**TASK DETAILS:**
Set down the material below word for word, excluding the pictures.

**SOURCE EXCERPT:**
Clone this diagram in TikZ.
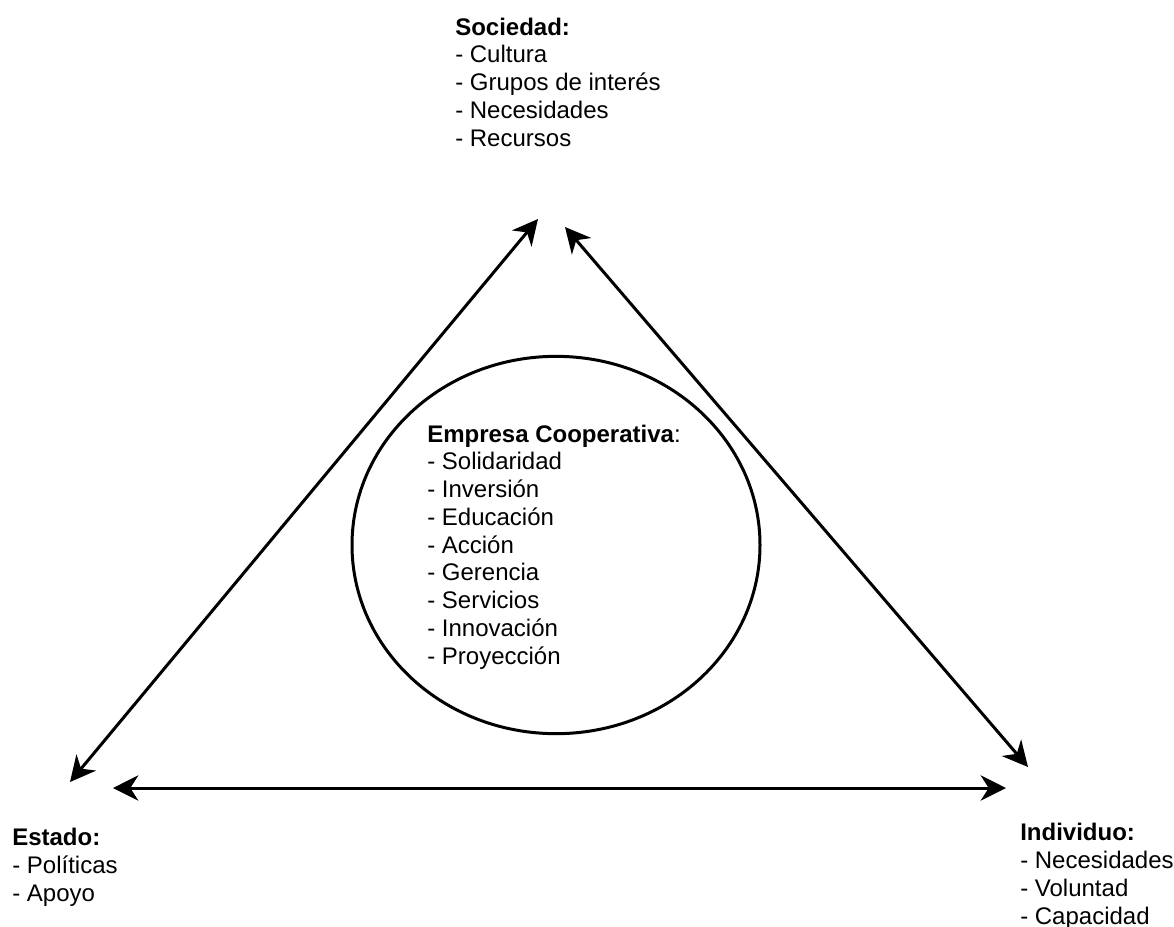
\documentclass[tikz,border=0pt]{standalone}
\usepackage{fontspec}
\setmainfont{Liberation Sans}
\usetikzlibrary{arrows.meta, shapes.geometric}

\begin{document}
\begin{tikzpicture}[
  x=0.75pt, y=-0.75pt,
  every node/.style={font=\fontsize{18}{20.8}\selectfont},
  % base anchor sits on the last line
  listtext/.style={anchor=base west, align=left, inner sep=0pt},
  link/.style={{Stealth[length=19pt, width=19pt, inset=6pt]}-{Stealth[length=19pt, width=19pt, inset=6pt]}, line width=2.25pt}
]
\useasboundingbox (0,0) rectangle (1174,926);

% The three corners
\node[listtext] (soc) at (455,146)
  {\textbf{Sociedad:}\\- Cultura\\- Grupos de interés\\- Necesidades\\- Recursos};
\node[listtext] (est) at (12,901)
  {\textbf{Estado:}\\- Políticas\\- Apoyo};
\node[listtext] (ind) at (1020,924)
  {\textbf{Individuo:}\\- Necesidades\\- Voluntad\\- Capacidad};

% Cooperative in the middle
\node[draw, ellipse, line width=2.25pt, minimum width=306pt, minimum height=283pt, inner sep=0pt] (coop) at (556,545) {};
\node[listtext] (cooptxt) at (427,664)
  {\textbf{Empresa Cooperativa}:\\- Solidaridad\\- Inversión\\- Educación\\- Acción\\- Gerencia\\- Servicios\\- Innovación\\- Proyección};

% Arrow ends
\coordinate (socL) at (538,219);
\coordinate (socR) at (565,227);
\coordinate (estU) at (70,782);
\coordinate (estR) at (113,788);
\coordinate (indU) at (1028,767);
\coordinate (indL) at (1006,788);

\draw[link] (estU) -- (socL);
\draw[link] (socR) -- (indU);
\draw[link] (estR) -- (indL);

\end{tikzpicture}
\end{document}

**COMPLETED TASK:**
Clone this diagram in TikZ.
\documentclass[tikz,border=0pt]{standalone}
\usepackage{fontspec}
\setmainfont{Liberation Sans}
\usetikzlibrary{arrows.meta, shapes.geometric}

\begin{document}
\begin{tikzpicture}[
  x=0.75pt, y=-0.75pt,
  every node/.style={font=\fontsize{18}{20.8}\selectfont},
  % base anchor sits on the last line
  listtext/.style={anchor=base west, align=left, inner sep=0pt},
  link/.style={{Stealth[length=19pt, width=19pt, inset=6pt]}-{Stealth[length=19pt, width=19pt, inset=6pt]}, line width=2.25pt}
]
\useasboundingbox (0,0) rectangle (1174,926);

% The three corners
\node[listtext] (soc) at (455,146)
  {\textbf{Sociedad:}\\- Cultura\\- Grupos de interés\\- Necesidades\\- Recursos};
\node[listtext] (est) at (12,901)
  {\textbf{Estado:}\\- Políticas\\- Apoyo};
\node[listtext] (ind) at (1020,924)
  {\textbf{Individuo:}\\- Necesidades\\- Voluntad\\- Capacidad};

% Cooperative in the middle
\node[draw, ellipse, line width=2.25pt, minimum width=306pt, minimum height=283pt, inner sep=0pt] (coop) at (556,545) {};
\node[listtext] (cooptxt) at (427,664)
  {\textbf{Empresa Cooperativa}:\\- Solidaridad\\- Inversión\\- Educación\\- Acción\\- Gerencia\\- Servicios\\- Innovación\\- Proyección};

% Arrow ends
\coordinate (socL) at (538,219);
\coordinate (socR) at (565,227);
\coordinate (estU) at (70,782);
\coordinate (estR) at (113,788);
\coordinate (indU) at (1028,767);
\coordinate (indL) at (1006,788);

\draw[link] (estU) -- (socL);
\draw[link] (socR) -- (indU);
\draw[link] (estR) -- (indL);

\end{tikzpicture}
\end{document}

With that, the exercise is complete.